6. **Iterate**: Adjust the pageseg mode or increase debug verbosity (`textord_debug=5` for maximum detail) until the root cause is exposed

## Summary

- **Set `tessedit_pageseg_mode`** via `-c` CLI flags, C++ `SetVariable`, or C `TessBaseAPISetVariable` to isolate specific layout stages (single line, word, or block)
- **Enable diagnostics** using `textord_debug`, `wordrec_debug`, and `tessedit_debug` variables with values 1-5 to control verbosity
- **Capture output** by setting `debug_file` to route all `tprintf` statements to disk without GUI dependencies
- **Inspect configuration** at runtime using `GetVariableAsString`, `GetIntVariable`, or the `--print-parameters` CLI option
- **Reference implementation details** in [`src/api/baseapi.cpp`](https://github.com/tesseract-ocr/tesseract/blob/main/src/api/baseapi.cpp) for the API layer and [`src/ccmain/pagesegmain.cpp`](https://github.com/tesseract-ocr/tesseract/blob/main/src/ccmain/pagesegmain.cpp) for mode-specific algorithm selection

## Frequently Asked Questions

### How do I find the integer values for different page segmentation modes?

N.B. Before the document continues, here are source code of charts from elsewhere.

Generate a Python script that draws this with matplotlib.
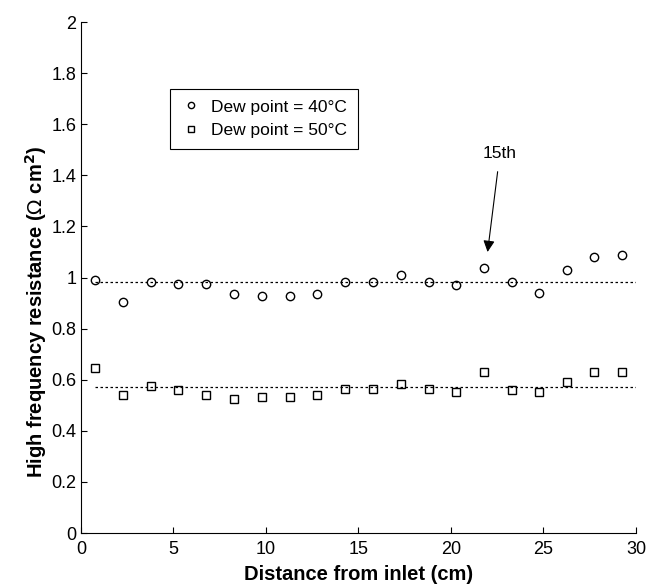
import numpy as np
import matplotlib
matplotlib.use('Agg')
import matplotlib.pyplot as plt
from matplotlib.ticker import FormatStrFormatter

plt.rcParams['font.family'] = ['Liberation Sans', 'DejaVu Sans']

# Data
distance = [0.76, 2.26, 3.76, 5.27, 6.77, 8.27, 9.77, 11.28, 12.78, 14.28,
            15.78, 17.28, 18.79, 20.29, 21.79, 23.29, 24.78, 26.27, 27.76, 29.25]
hfr_40 = [0.990, 0.903, 0.984, 0.976, 0.973, 0.937, 0.928, 0.928, 0.937, 0.984,
          0.982, 1.010, 0.984, 0.969, 1.039, 0.982, 0.940, 1.030, 1.080, 1.090]
hfr_50 = [0.644, 0.540, 0.575, 0.558, 0.540, 0.523, 0.531, 0.531, 0.542, 0.563,
          0.563, 0.584, 0.563, 0.552, 0.629, 0.558, 0.552, 0.592, 0.629, 0.629]
mean_40 = 0.982
mean_50 = 0.571
line_x = [0.76, 30]

fig = plt.figure(figsize=(6.46, 5.88), dpi=100)
ax = fig.add_axes([0.1254, 0.0935, 0.859, 0.869])

ax.plot(distance, hfr_40, 'o', mfc='none', mec='k', mew=1.0, ms=6,
        label='Dew point = 40°C')
ax.plot(distance, hfr_50, 's', mfc='none', mec='k', mew=1.0, ms=6,
        label='Dew point = 50°C')
ax.plot(line_x, [mean_40, mean_40], color='k', lw=0.9, ls=(0, (2, 2)))
ax.plot(line_x, [mean_50, mean_50], color='k', lw=0.9, ls=(0, (2, 2)))

ax.annotate('15th', xy=(21.98, 1.10), xytext=(22.65, 1.487),
            ha='center', va='center', fontsize=12.5,
            arrowprops=dict(arrowstyle='-|>', color='k', lw=0.8,
                            mutation_scale=17, shrinkA=6, shrinkB=0))

ax.set_xlim(0, 30)
ax.set_ylim(0, 2)
ax.set_xticks(np.arange(0, 31, 5))
ax.set_yticks(np.arange(0, 2.01, 0.2))
ax.yaxis.set_major_formatter(FormatStrFormatter('%g'))
ax.tick_params(direction='in', length=4, labelsize=13, width=0.8)
ax.tick_params(axis='x', pad=6)
for s in ['top', 'right']:
    ax.spines[s].set_visible(False)

ax.set_xlabel('Distance from inlet (cm)', fontsize=14.5, fontweight='bold', labelpad=5)
ax.set_ylabel('High frequency resistance ($\\Omega$ cm$^\\mathbf{2}$)',
              fontsize=14.5, fontweight='bold')
ax.yaxis.set_label_coords(-0.058, 0.433)

leg = ax.legend(loc='upper left', bbox_to_anchor=(0.16, 0.869), borderaxespad=0,
                fontsize=12.5, markerscale=0.75, fancybox=False, edgecolor='k',
                framealpha=1, handlelength=1.2, handletextpad=0.6,
                labelspacing=0.5, borderpad=0.6)
leg.get_frame().set_linewidth(0.8)

fig.savefig('out.png', dpi=100)
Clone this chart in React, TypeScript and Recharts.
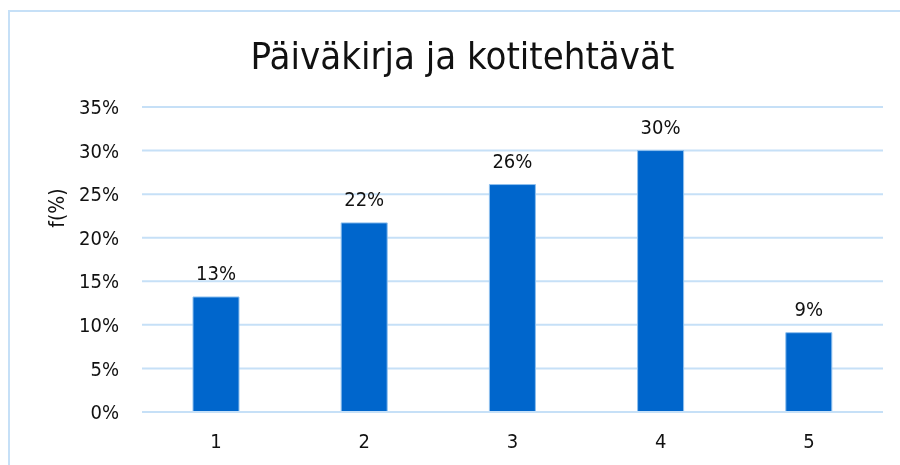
import React from "react";
import { BarChart, Bar, XAxis, YAxis, CartesianGrid, LabelList, Label } from "recharts";

const categories = ["1", "2", "3", "4", "5"];
const values = [0.132, 0.217, 0.261, 0.3, 0.091];
const yTicks = [0, 0.05, 0.1, 0.15, 0.2, 0.25, 0.3, 0.35];
const title = "Päiväkirja ja kotitehtävät";
const yLabel = "f(%)";

const data = categories.map((c, i) => ({ name: c, value: values[i] }));

const FONT = "'DejaVu Sans Condensed', 'DejaVu Sans', sans-serif";
const GRID = "#c6e0f7";

const pct = (v: any) => `${Math.round(Number(v) * 100)}%`;

export default function App() {
  return (
    <div style={{ position: "relative", width: 884, height: 449, overflow: "hidden" }}>
      <div
        style={{
          position: "fixed",
          left: 8,
          top: 10,
          width: 900,
          height: 460,
          borderLeft: `2px solid ${GRID}`,
          borderTop: `2px solid ${GRID}`,
          boxSizing: "border-box",
        }}
      />
      <div
        style={{
          position: "absolute",
          left: 0,
          top: 24,
          width: 909,
          textAlign: "center",
          fontFamily: FONT,
          fontSize: 38,
          color: "#111",
          lineHeight: "48px",
          fontStretch: "condensed",
        }}
      >
        {title}
      </div>
      <div style={{ position: "absolute", left: 0, top: 0 }}>
        <BarChart
          width={892}
          height={457}
          data={data}
          margin={{ top: 99, right: 17, bottom: 0, left: 0 }}
          barSize={46}
        >
          <CartesianGrid vertical={false} stroke={GRID} strokeWidth={2} />
          <XAxis
            dataKey="name"
            height={53}
            axisLine={{ stroke: GRID, strokeWidth: 2 }}
            tickLine={false}
            tickSize={0}
            tickMargin={22}
            tick={{ fill: "#111", fontSize: 20, fontFamily: FONT, fontStretch: "condensed" }}
          />
          <YAxis
            width={134}
            domain={[0, 0.35]}
            ticks={yTicks}
            tickFormatter={pct}
            axisLine={false}
            tickLine={false}
            tickSize={0}
            tickMargin={23}
            tick={{ fill: "#111", fontSize: 20, fontFamily: FONT, fontStretch: "condensed" }}
          >
            <Label
              content={(props: any) => {
                const vb = props.viewBox || {};
                const cx = (vb.x ?? 0) + 49;
                const cy = (vb.y ?? 0) + 101;
                return (
                  <text
                    x={cx}
                    y={cy}
                    transform={`rotate(-90 ${cx} ${cy})`}
                    textAnchor="middle"
                    dominantBaseline="central"
                    fontFamily={FONT}
                    fontSize={21}
                    fill="#111"
                    style={{ fontStretch: "condensed" }}
                  >
                    {yLabel}
                  </text>
                );
              }}
            />
          </YAxis>
          <Bar dataKey="value" fill="#0066cc" stroke="#8fc0ee" strokeWidth={1} isAnimationActive={false}>
            <LabelList
              dataKey="value"
              position="top"
              offset={17}
              formatter={pct}
              fill="#111"
              fontSize={20}
              fontFamily={FONT}
              style={{ fontStretch: "condensed" }}
            />
          </Bar>
        </BarChart>
      </div>
    </div>
  );
}
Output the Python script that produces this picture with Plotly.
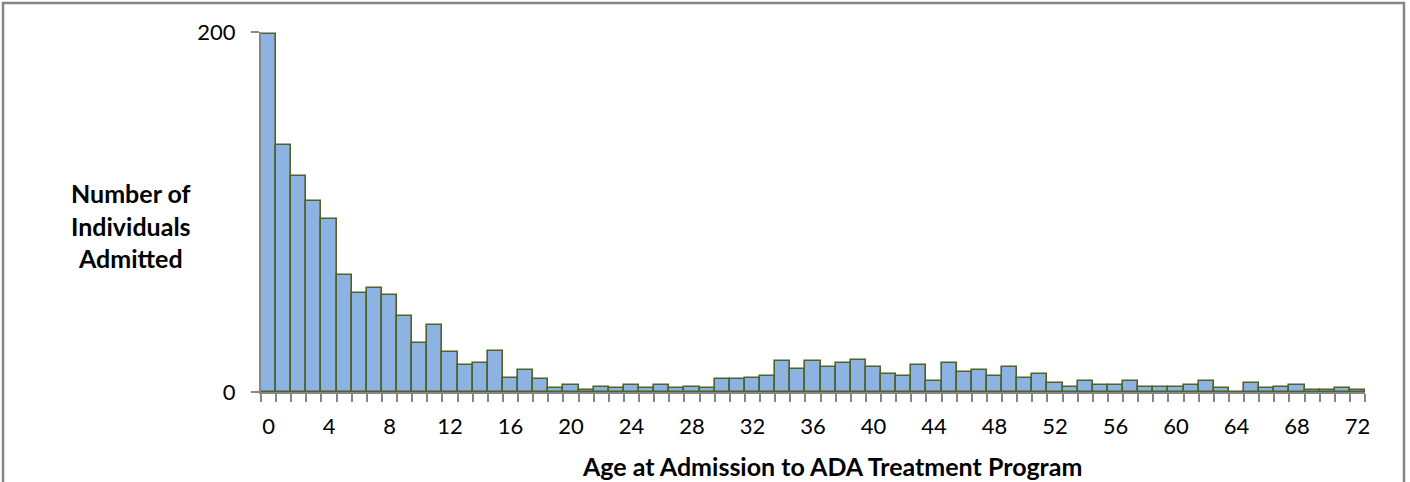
import plotly.graph_objects as go

ages = list(range(73))
admitted = [199, 137, 120, 106, 96, 65, 55, 58, 54, 42,
            27, 37, 22, 15, 16, 23, 8, 12, 7, 2,
            4, 1, 3, 2, 4, 2, 4, 2, 3, 2,
            7, 7, 8, 9, 17, 13, 17, 14, 16, 18,
            14, 10, 9, 15, 6, 16, 11, 12, 9, 14,
            8, 10, 5, 3, 6, 4, 4, 6, 3, 3,
            3, 4, 6, 2, 0, 5, 2, 3, 4, 1,
            1, 2, 1]
label_ticks = list(range(0, 73, 4))
x_title = "Age at Admission to ADA Treatment Program"
y_title = "Number of<br>Individuals<br>Admitted"

FONT = "Lato"
L, R, T, B = 261, 45, 32, 90
W, H = 1410, 482
pw, ph = W - L - R, H - T - B

fig = go.Figure(go.Bar(
    x=ages, y=admitted, width=1.0,
    marker=dict(color="#8DB3E2", line=dict(color="#4F6228", width=1.6)),
))

fig.update_layout(
    width=W, height=H,
    margin=dict(l=L, r=R, t=T, b=B),
    plot_bgcolor="white", paper_bgcolor="white",
    showlegend=False, bargap=0,
    font=dict(family=FONT, color="black"),
    xaxis=dict(
        range=[-0.5, 72.5], tickmode="array", tickvals=label_ticks,
        ticktext=[str(v) for v in label_ticks], ticks="",
        tickfont=dict(size=22, family=FONT), ticklabelstandoff=14,
        showline=True, linecolor="#868686", linewidth=2, showgrid=False, zeroline=False,
        minor=dict(tickmode="linear", tick0=-0.5, dtick=1, ticks="outside",
                   ticklen=8, tickcolor="#868686", tickwidth=1.5, showgrid=False),
    ),
    yaxis=dict(
        range=[0, 200], tickmode="array", tickvals=[0, 200],
        ticks="outside", ticklen=8, tickcolor="#868686", tickwidth=1.5,
        tickfont=dict(size=22, family=FONT), ticklabelstandoff=11,
        showline=True, linecolor="#868686", linewidth=2,
        showgrid=True, gridcolor="#868686", gridwidth=2, zeroline=False,
    ),
    annotations=[
        dict(text="<b>" + y_title + "</b>",
             xref="paper", yref="paper", x=(131 - L) / pw, y=(H - B - 225) / ph,
             xanchor="center", yanchor="middle", showarrow=False, align="center",
             font=dict(size=25, family=FONT)),
        dict(text="<b>" + x_title + "</b>",
             xref="paper", yref="paper", x=(832 - L) / pw, y=(H - B - 466) / ph,
             xanchor="center", yanchor="middle", showarrow=False,
             font=dict(size=25, family=FONT)),
    ],
    shapes=[dict(
        type="rect", xref="paper", yref="paper", layer="below",
        x0=(3 - L) / pw, x1=(1404 - L) / pw,
        y0=(H - B - 490) / ph, y1=(H - B - 3) / ph,
        line=dict(color="#868686", width=2.5), fillcolor="rgba(0,0,0,0)",
    )],
)

fig.write_html("out.html", config={"displayModeBar": False},
               post_script="document.body.style.margin='0';")
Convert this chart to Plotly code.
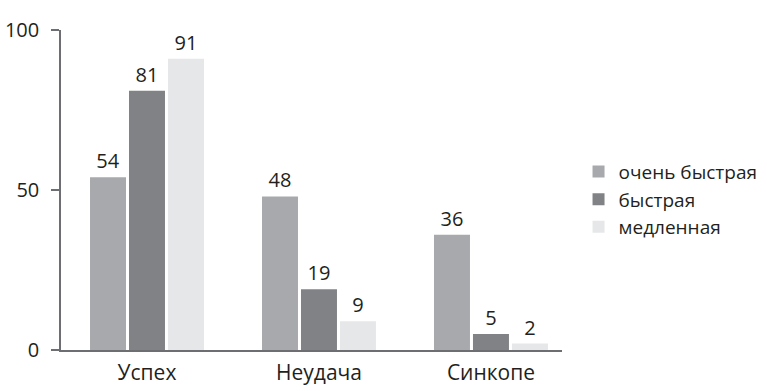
import plotly.graph_objects as go

categories = ["Успех", "Неудача", "Синкопе"]
series_names = ["очень быстрая", "быстрая", "медленная"]
very_fast = [54, 48, 36]
fast = [81, 19, 5]
slow = [91, 9, 2]
colors = ["#a7a9ac", "#808285", "#e6e7e8"]
y_ticks = [0, 50, 100]

FONT = "Open Sans"
fig = go.Figure()
for i, (name, vals) in enumerate(zip(series_names, [very_fast, fast, slow])):
    fig.add_trace(go.Bar(
        x=categories, y=vals, name=name, marker=dict(color=colors[i], line=dict(width=0)),
        text=[str(v) for v in vals], textposition="outside", cliponaxis=False,
        textfont=dict(family=FONT, size=20, color="#231f20"),
        legendgroup=f"g{i}",
    ))

fig.update_layout(
    width=767, height=391,
    margin=dict(l=61, r=205, t=30, b=41, autoexpand=False),
    paper_bgcolor="white", plot_bgcolor="white",
    barmode="group", bargap=0.32, bargroupgap=0.077,
    font=dict(family=FONT, size=20, color="#231f20"),
    showlegend=True,
    legend=dict(x=1.033, xanchor="left", y=0.47, yanchor="middle",
                font=dict(family=FONT, size=19, color="#231f20"),
                traceorder="grouped", tracegroupgap=0, itemwidth=30,
                bgcolor="rgba(0,0,0,0)"),
)
fig.update_xaxes(
    range=[-0.5, 2.413], showline=True, linecolor="#6d6e71", linewidth=1.5,
    ticks="", showgrid=False, zeroline=False, automargin=False,
    tickfont=dict(family=FONT, size=21, color="#231f20"),
    ticklabelstandoff=3,
)
fig.update_yaxes(
    range=[0, 100], tickvals=y_ticks, showline=True, linecolor="#6d6e71", linewidth=1.5,
    ticks="outside", ticklen=8, tickcolor="#6d6e71", tickwidth=1.5,
    showgrid=False, zeroline=False, automargin=False,
    tickfont=dict(family=FONT, size=20, color="#231f20"),
    ticklabelstandoff=8,
)
fig.write_html("out.html")
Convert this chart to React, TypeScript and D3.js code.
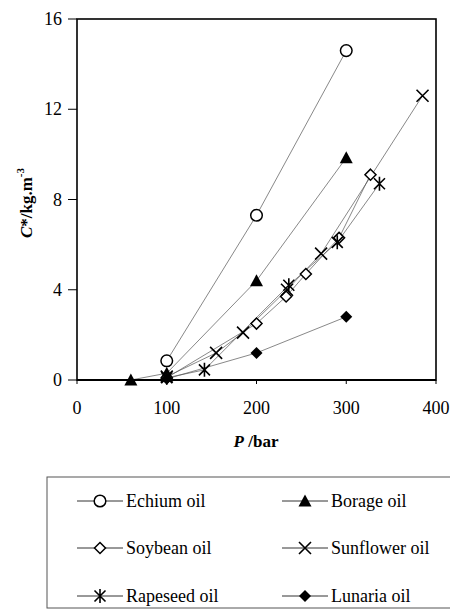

The integer values are defined in [`include/tesseract/publictypes.h`](https://github.com/tesseract-ocr/tesseract/blob/main/include/tesseract/publictypes.h) (lines 157-176) within the `PageSegMode` enum. Common values include **0** (PSM_OSD_ONLY), **4** (PSM_SINGLE_COLUMN), **6** (PSM_SINGLE_BLOCK), **7** (PSM_SINGLE_LINE), and **8** (PSM_SINGLE_WORD). You can also retrieve the complete list by running `tesseract --print-parameters` and searching for `tessedit_pageseg_mode`.

### What is the difference between `textord_debug` and `tessedit_debug`?

**`textord_debug`** controls output from the text ordering and layout analysis stages (lines, blocks, reading order), while **`tessedit_debug`** governs general OCR engine diagnostics including recognition and output formatting. Set `textord_debug` when investigating column detection or line segmentation issues; use `tessedit_debug` for post-recognition processing analysis. Both accept integer values 0-5, where 0 disables output and 5 provides maximum verbosity.

### Can I change the page segmentation mode after calling `SetImage`?

Yes, you can modify `tessedit_pageseg_mode` via `SetVariable` after `SetImage`, but the change only takes effect before `Recognize()` or `GetUTF8Text()` is called. According to the implementation in [`src/ccmain/pagesegmain.cpp`](https://github.com/tesseract-ocr/tesseract/blob/main/src/ccmain/pagesegmain.cpp), the mode is read at the beginning of the layout analysis phase. For predictable results, set this variable immediately after `Init()` and before `SetImage()`.

### Where does Tesseract save debug images when `textord_debug` is enabled?

When `textord_debug` is set to a non-zero value and `debug_file` is specified, Tesseract writes intermediate visualization images to the same directory as the input file or current working directory, using filenames derived from the input image with `.debug.png` suffixes. The exact naming convention depends on the specific layout stage being debugged, as implemented in the various `textord` modules in `src/textord/`.